Sunday, November 5, 2017

Nobody Is Ever Missing by Catherine Lacey




A young woman goes across the world to go quietly mad

Elyria’s adopted sister jumped off a building. Her mother is an egomaniacal horror. In the immediate aftermath of the tragedy, Elyria encounters her sister’s shell shocked professor, a young man whose mother also jumped off a building. The professor and Elyria get married but things don’t go well. Elyria starts to hate him and one day, leaves Manhattan and her great job and travels to New Zealand based upon a casual invitation from a visiting writer. After her husband cancels her credit cards, Elyria must rely on the kindness of strangers. And strangers, though kind, are basically uninterested, as the young woman enters more and more into an alienated state.

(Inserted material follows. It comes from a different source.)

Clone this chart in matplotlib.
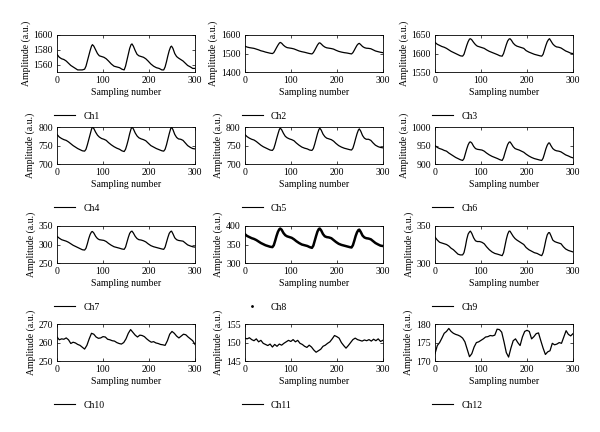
import numpy as np
from matplotlib import pyplot as plt
from matplotlib.lines import Line2D

plt.rcParams['font.family'] = ['Liberation Serif', 'DejaVu Serif']

# sample positions for the pulse-like channels (Ch1..Ch9)
x_pulse = [0, 5, 10, 15, 20, 25, 30, 35, 40, 45, 50, 55, 60, 63, 66, 69, 72, 75, 77, 80,
           84, 88, 92, 97, 102, 107, 112, 118, 124, 130, 136, 141, 146, 149, 152, 155, 158, 161, 163, 166,
           170, 174, 178, 183, 188, 193, 198, 204, 210, 216, 222, 228, 232, 235, 238, 241, 244, 247, 249, 252,
           256, 260, 264, 269, 274, 279, 284, 290, 295, 300]

ch1 = [1574, 1570, 1568, 1567, 1565, 1562, 1559, 1557, 1555, 1553, 1553, 1553, 1554, 1558, 1565, 1572, 1579, 1585, 1587, 1585,
       1580, 1575, 1572, 1571, 1570, 1568, 1565, 1561, 1558, 1557, 1556, 1554, 1553, 1558, 1566, 1574, 1582, 1587, 1588, 1585,
       1579, 1574, 1572, 1571, 1570, 1568, 1565, 1561, 1558, 1556, 1555, 1553, 1553, 1557, 1564, 1572, 1579, 1584, 1585, 1582,
       1575, 1571, 1569, 1567, 1565, 1562, 1559, 1557, 1555, 1555]
ch2 = [1540, 1535, 1532, 1530, 1528, 1524, 1520, 1515, 1512, 1508, 1505, 1502, 1500, 1505, 1518, 1532, 1545, 1556, 1560, 1556,
       1545, 1537, 1532, 1530, 1528, 1525, 1520, 1514, 1510, 1507, 1503, 1500, 1498, 1505, 1518, 1532, 1546, 1556, 1558, 1552,
       1542, 1535, 1531, 1529, 1527, 1524, 1518, 1512, 1508, 1505, 1503, 1500, 1498, 1505, 1518, 1532, 1545, 1553, 1555, 1548,
       1538, 1532, 1529, 1528, 1526, 1520, 1514, 1510, 1507, 1505]
ch3 = [1630, 1625, 1622, 1619, 1617, 1614, 1610, 1606, 1603, 1600, 1597, 1594, 1593, 1598, 1610, 1622, 1632, 1639, 1640, 1637,
       1630, 1624, 1620, 1618, 1616, 1614, 1610, 1606, 1603, 1600, 1597, 1594, 1593, 1600, 1612, 1624, 1634, 1639, 1640, 1636,
       1628, 1623, 1620, 1618, 1616, 1614, 1608, 1604, 1601, 1598, 1596, 1594, 1593, 1598, 1610, 1622, 1632, 1638, 1640, 1634,
       1626, 1621, 1618, 1617, 1615, 1611, 1607, 1604, 1601, 1600]
ch4 = [780, 773, 769, 766, 764, 760, 755, 750, 746, 742, 739, 736, 735, 740, 752, 766, 780, 794, 800, 796,
       786, 778, 773, 769, 767, 764, 758, 752, 747, 743, 740, 736, 734, 740, 752, 766, 782, 795, 800, 795,
       784, 776, 771, 768, 766, 763, 757, 750, 746, 742, 739, 736, 735, 740, 752, 767, 782, 795, 800, 793,
       780, 772, 768, 767, 764, 757, 750, 745, 742, 741]
ch5 = [780, 774, 770, 767, 765, 761, 756, 751, 747, 744, 741, 738, 737, 742, 754, 768, 781, 793, 797, 793,
       783, 775, 771, 768, 766, 763, 757, 751, 746, 743, 741, 738, 737, 742, 754, 768, 782, 793, 797, 792,
       781, 774, 770, 768, 766, 762, 756, 750, 746, 743, 741, 739, 738, 743, 755, 769, 782, 792, 795, 789,
       777, 770, 767, 767, 764, 757, 751, 747, 745, 744]
ch6 = [950, 945, 942, 940, 937, 935, 930, 926, 922, 918, 915, 912, 910, 915, 928, 941, 952, 959, 960, 957,
       948, 942, 940, 939, 938, 935, 930, 925, 921, 918, 915, 912, 910, 917, 930, 942, 953, 959, 960, 955,
       947, 942, 940, 938, 935, 932, 927, 922, 918, 915, 913, 911, 910, 916, 928, 941, 951, 957, 957, 950,
       942, 938, 936, 935, 933, 929, 925, 922, 919, 917]
ch7 = [322, 317, 313, 311, 309, 306, 302, 298, 295, 292, 289, 286, 285, 290, 302, 316, 327, 334, 335, 331,
       322, 316, 313, 312, 311, 308, 303, 298, 294, 292, 290, 288, 287, 293, 306, 319, 330, 335, 336, 331,
       322, 316, 313, 312, 310, 307, 302, 297, 294, 292, 290, 288, 287, 293, 306, 319, 330, 335, 336, 329,
       318, 313, 311, 310, 309, 304, 299, 296, 294, 293]
ch8 = [378, 373, 370, 367, 365, 362, 358, 354, 351, 348, 346, 344, 343, 348, 360, 373, 384, 391, 393, 390,
       381, 375, 372, 370, 368, 364, 359, 354, 350, 348, 346, 343, 341, 347, 360, 373, 385, 392, 393, 388,
       378, 372, 370, 369, 367, 362, 357, 352, 349, 347, 345, 343, 342, 348, 360, 373, 383, 389, 390, 384,
       374, 369, 367, 366, 364, 359, 354, 350, 347, 346]
ch9 = [335, 331, 328, 327, 326, 325, 323, 320, 318, 315, 312, 311, 311, 314, 322, 332, 339, 342, 343, 340,
       334, 330, 329, 329, 328, 326, 322, 318, 315, 313, 312, 311, 310, 314, 323, 332, 339, 343, 343, 340,
       336, 333, 331, 329, 327, 325, 321, 318, 316, 314, 313, 311, 310, 314, 322, 331, 338, 341, 341, 337,
       331, 329, 328, 327, 326, 322, 319, 317, 316, 315]

# noisy channels, every 5 samples
x_noisy = list(range(0, 301, 5))
ch10 = [263, 261.5, 262, 261.8, 262.5, 261.5, 259.5, 260.2, 259.8, 259, 258.5, 257.5, 256.5, 258.5, 262, 265,
        264.5, 263, 262.3, 262.5, 263.2, 263, 261.8, 261.5, 261, 260.8, 260, 259.5, 259.2, 260, 262, 265,
        267, 265.5, 264, 263, 264, 263.8, 263.2, 262, 261, 260.2, 260.5, 259.8, 259.5, 259, 258.8, 258.5,
        261, 264.5, 266, 265, 263.5, 262.5, 263.5, 264.5, 264.2, 263, 262, 261, 259]
ch11 = [151.2, 151, 151.3, 150.8, 150.5, 151, 150.2, 150.6, 149.8, 149.5, 149.2, 149.6, 148.8, 149.5, 149, 149.6,
        149.3, 149.8, 150.2, 150.6, 150.3, 150.8, 150.2, 150.6, 149.8, 149.5, 149, 148.7, 149.3, 148.8, 148, 147.4,
        147.8, 148.2, 149, 149.3, 149.8, 150.2, 151, 151.9, 151.6, 151.2, 150, 149.2, 148.5, 149.2, 150, 150.8,
        151.2, 150.8, 150.6, 150.4, 150.7, 150.5, 150.8, 150.4, 150.9, 150.5, 151, 150.3, 150.6]
ch12 = [172, 174.2, 175, 176.2, 177.5, 178, 178.8, 178, 177.5, 177.2, 177, 176.7, 176.2, 175.2, 173.2, 171.2,
        172, 173.8, 175, 175.2, 175.6, 176, 176.5, 176.6, 176.9, 176.8, 177, 178.6, 178.5, 177.8, 175.2, 172.3,
        171.1, 173.5, 175.5, 176, 175, 174.2, 176.5, 178, 178.3, 178, 176, 176.6, 177.4, 177.6, 175.5, 173.5,
        171.8, 172.5, 172.8, 174.8, 174.4, 174.6, 175, 174.8, 176.5, 178.2, 177.2, 176.8, 177.4]

names = ['Ch%d' % i for i in range(1, 13)]
series = [ch1, ch2, ch3, ch4, ch5, ch6, ch7, ch8, ch9, ch10, ch11, ch12]
ylims = [(1550, 1600), (1400, 1600), (1550, 1650), (700, 800), (700, 800), (900, 1000),
         (250, 350), (300, 400), (300, 350), (250, 270), (145, 155), (170, 180)]
yticks = [[1560, 1580, 1600], [1400, 1500, 1600], [1550, 1600, 1650], [700, 750, 800], [700, 750, 800],
          [900, 950, 1000], [250, 300, 350], [300, 350, 400], [300, 350], [250, 260, 270],
          [145, 150, 155], [170, 175, 180]]

fig = plt.figure(figsize=(6, 4.32), dpi=100)
lefts = [0.095, 0.408, 0.725]
bottoms = [0.833, 0.620, 0.391, 0.164]

for i in range(12):
    r, c = divmod(i, 3)
    ax = fig.add_axes([lefts[c], bottoms[r], 0.23, 0.086])
    x = x_pulse if i < 9 else x_noisy
    if i == 7:
        ax.plot(x, series[i], color='k', lw=1.8)
        handles = [Line2D([], [], color='k', marker='.', ms=2, ls='none')]
    else:
        ax.plot(x, series[i], color='k', lw=0.9)
        handles = [Line2D([], [], color='k', lw=0.8)]
    ax.set_xlim(0, 300)
    ax.set_ylim(*ylims[i])
    ax.set_xticks([0, 100, 200, 300])
    ax.set_yticks(yticks[i])
    ax.tick_params(direction='in', top=True, right=True, length=2, width=0.5,
                   labelsize=7, pad=3)
    for s in ax.spines.values():
        s.set_linewidth(0.6)
    ax.set_xlabel('Sampling number', fontsize=7, labelpad=2)
    ax.set_ylabel('Amplitude (a.u.)', fontsize=7, labelpad=2)
    ax.legend(handles, [names[i]], loc='center left', bbox_to_anchor=(-0.05, -1.19),
              frameon=False, fontsize=7, handlelength=2.2, handletextpad=0.8,
              borderaxespad=0)

fig.savefig('out.png', dpi=100)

The plot wasn’t the point of this novel – it was the superb writing and the meticulous creation of a completely mad claustrophobic world. Little by little Elyria acts outside the boundaries, at first the reader thinks she is just taking a trip, but it is not very long before Elyria acts completely nuts. The New Zealanders start to treat her like she nuts, but Elyria refuses to deviate from her plan. She takes the reader along for the crazy ride. Perhaps her conflict is between the desire to be a supportive wife, sister and mother versus an asshole who needs to find out something about herself. The people in New Zealand react very reasonably to her extreme passivity.

The sadness, which is partly a result of the perfectly modulated voice, is also a function of the reality that no one really misses Elyria. Her husband is dumbfounded that she left and humiliated him. He’s not concerned about her in the slightest. A very unique novel.